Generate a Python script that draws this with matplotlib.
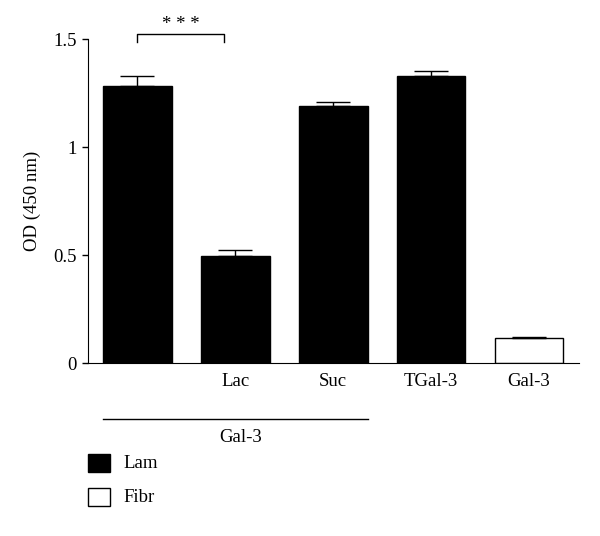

——————————

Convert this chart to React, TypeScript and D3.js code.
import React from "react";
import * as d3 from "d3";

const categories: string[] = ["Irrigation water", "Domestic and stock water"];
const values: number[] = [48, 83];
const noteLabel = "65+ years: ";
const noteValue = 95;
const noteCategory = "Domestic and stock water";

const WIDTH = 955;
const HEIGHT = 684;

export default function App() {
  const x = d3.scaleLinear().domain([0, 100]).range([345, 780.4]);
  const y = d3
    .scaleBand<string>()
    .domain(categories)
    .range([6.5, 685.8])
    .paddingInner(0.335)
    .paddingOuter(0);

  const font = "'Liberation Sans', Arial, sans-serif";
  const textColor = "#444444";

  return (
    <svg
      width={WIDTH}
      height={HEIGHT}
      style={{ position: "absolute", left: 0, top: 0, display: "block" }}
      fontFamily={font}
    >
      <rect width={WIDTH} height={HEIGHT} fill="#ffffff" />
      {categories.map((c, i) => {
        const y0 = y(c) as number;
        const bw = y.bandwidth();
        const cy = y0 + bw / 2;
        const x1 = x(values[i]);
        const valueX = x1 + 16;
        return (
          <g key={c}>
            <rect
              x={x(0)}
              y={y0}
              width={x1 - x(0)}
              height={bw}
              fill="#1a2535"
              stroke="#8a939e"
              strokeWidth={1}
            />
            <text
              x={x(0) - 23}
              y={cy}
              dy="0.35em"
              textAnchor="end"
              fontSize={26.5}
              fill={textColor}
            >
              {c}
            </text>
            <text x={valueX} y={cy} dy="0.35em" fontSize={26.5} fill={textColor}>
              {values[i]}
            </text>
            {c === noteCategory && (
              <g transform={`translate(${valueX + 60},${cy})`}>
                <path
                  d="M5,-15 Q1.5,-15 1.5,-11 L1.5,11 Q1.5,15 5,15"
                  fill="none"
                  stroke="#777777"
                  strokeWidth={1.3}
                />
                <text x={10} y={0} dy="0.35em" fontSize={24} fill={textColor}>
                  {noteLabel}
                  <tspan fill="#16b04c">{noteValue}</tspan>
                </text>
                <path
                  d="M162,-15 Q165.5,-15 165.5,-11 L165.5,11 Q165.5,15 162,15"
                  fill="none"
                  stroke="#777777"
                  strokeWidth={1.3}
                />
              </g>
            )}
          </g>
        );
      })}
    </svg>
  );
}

——————————

### Goal
Copy every line that contains the string "this".

### Final answer
Generate a Python script that draws this with matplotlib.
Convert this chart to React, TypeScript and D3.js code.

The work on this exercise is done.